With the launch of Google+, it seems that Google is streamlining its properties to create a unified brand image by renaming two popular services, the photo-sharing service Picasa and the Blogger blog hosting service.
The two popular services will be renamed Google Photos and Google blogs, respectively, Mashable reports.
Of course, these products were not originally developed by Google, but were acquire when Google bought them. Blogger was originally developed by Pyra Labs before Google bought the company in 2003. (Twitter co-founder Evan Williams, incidentally, was part of the company.) Picasa was originally developed by Idealab in 2002 before being purchased by Google in 2004.
This moves seems to smack of Microsoft Naming Syndrome. Every Google product has to have the name “Google” in front of it: Google+, Google Documents, Google Image Search. As with Microsoft, it appears that Google is afraid that people will forget that Google developed these products. But every company wants people to know their names, and Google has become one of the biggest names on the Web, and for good reason.
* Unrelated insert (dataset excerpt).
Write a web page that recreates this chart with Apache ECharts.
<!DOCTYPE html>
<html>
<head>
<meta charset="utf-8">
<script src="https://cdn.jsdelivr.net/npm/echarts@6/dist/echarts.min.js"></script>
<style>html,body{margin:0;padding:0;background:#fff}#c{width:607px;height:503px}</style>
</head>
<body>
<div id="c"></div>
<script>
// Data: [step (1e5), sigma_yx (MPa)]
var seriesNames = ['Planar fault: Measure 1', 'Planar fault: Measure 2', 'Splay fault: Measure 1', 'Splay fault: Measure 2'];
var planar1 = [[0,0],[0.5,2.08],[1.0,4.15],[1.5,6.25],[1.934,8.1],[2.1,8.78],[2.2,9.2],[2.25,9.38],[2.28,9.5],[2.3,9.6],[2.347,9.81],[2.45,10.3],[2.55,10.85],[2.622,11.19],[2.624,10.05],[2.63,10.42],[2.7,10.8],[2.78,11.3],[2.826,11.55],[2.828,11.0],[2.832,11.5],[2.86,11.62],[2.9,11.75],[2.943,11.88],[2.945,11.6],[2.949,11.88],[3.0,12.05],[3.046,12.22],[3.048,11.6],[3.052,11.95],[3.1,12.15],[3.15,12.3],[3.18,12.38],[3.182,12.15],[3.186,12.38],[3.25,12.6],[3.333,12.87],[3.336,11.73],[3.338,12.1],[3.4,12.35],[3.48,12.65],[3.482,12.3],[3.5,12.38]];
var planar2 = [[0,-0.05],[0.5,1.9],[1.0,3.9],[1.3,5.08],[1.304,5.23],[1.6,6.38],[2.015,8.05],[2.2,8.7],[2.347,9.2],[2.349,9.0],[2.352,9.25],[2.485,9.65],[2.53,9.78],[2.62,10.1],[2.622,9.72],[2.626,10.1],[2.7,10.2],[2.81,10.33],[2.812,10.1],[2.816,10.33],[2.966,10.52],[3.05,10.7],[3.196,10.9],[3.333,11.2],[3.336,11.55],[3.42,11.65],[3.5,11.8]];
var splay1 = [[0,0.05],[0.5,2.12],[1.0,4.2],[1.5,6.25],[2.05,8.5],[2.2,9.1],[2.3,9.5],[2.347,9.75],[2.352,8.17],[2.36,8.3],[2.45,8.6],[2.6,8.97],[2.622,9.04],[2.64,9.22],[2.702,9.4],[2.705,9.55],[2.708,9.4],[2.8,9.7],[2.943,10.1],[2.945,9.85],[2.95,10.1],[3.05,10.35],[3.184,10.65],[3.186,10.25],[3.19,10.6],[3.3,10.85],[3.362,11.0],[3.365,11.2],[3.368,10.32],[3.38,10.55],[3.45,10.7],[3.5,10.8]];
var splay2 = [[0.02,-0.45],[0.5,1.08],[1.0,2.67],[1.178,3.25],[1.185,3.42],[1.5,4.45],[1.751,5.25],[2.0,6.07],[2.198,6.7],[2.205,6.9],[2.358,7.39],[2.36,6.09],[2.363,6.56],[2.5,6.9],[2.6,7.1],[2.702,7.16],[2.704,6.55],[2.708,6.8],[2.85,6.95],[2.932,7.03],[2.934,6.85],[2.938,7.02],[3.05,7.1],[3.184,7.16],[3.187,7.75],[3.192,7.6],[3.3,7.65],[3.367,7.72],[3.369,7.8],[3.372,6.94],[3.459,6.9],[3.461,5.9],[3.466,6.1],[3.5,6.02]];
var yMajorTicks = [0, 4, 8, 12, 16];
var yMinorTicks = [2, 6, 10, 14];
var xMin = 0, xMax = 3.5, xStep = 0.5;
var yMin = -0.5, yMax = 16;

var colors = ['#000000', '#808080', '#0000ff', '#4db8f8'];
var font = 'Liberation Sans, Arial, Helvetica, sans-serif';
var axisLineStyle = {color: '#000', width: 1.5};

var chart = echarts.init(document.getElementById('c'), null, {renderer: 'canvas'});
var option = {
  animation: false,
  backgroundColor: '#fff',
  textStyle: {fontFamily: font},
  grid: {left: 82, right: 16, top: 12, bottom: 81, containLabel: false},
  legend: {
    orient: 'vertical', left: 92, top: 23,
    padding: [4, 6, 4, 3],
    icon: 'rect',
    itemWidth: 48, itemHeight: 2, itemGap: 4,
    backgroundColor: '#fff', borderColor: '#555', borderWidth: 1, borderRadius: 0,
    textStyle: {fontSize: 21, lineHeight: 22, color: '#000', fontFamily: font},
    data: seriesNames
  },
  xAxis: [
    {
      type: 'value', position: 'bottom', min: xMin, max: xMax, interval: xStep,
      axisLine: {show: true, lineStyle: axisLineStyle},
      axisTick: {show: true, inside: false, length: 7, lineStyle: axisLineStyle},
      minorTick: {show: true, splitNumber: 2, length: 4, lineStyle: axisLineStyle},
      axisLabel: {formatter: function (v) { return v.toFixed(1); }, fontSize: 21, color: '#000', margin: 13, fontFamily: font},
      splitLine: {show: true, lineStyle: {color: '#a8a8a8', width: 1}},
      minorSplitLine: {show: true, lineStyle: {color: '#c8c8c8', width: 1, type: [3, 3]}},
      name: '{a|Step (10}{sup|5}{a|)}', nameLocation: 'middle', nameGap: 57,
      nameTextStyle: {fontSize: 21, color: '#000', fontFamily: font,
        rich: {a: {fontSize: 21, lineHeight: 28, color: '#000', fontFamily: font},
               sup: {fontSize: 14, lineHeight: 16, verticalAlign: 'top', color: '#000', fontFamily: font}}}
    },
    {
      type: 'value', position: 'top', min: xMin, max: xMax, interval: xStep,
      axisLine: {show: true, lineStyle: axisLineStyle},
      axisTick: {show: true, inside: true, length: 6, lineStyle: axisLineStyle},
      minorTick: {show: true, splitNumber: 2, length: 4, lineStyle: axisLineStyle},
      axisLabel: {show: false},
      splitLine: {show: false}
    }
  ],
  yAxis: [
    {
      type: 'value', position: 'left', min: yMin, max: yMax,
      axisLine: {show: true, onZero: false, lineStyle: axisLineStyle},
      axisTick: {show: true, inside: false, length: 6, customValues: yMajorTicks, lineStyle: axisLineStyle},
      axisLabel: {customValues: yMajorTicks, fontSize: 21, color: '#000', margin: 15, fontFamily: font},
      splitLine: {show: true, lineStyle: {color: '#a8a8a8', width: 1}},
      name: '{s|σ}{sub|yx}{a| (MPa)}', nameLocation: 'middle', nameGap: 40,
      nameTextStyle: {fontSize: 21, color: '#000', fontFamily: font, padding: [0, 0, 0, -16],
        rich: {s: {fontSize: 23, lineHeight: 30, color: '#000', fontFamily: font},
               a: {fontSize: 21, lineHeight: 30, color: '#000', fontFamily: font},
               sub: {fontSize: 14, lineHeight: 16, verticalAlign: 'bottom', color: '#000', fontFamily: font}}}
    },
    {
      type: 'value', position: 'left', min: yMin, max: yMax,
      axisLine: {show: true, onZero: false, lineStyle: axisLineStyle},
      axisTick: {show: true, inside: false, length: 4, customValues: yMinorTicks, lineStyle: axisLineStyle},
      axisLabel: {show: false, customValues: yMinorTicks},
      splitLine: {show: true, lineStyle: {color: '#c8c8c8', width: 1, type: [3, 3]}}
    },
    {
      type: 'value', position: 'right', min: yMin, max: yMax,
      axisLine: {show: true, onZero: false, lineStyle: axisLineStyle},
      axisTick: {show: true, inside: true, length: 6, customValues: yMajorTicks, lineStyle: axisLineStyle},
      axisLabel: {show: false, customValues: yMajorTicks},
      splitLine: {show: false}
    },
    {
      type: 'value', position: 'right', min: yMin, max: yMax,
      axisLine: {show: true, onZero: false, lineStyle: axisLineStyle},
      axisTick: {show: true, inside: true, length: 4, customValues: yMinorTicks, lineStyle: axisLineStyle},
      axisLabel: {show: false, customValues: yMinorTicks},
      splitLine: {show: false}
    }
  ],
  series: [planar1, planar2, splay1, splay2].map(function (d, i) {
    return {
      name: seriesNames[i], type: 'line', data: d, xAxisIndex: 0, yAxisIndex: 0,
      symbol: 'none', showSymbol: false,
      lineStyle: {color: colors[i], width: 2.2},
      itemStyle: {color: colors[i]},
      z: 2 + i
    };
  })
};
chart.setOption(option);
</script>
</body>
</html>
Of course, some people will inevitably not like the changes that Google’s making, as lots of people always complain whenever Facebook changes their layout. But the functionality appears to be staying, which is good, since Blogger and Picasa are excellent products with good futures for both of them ahead.
The only problem I can see is links that point to old Blogger URLs. I hope Google redirects links to go to the new Google Blogs. It’s actually technically trivial to do so.
Blogging and photo sharing are two of the building blocks of social networking, and Google already has tools for both, and integrating them with Google+ would be a great idea.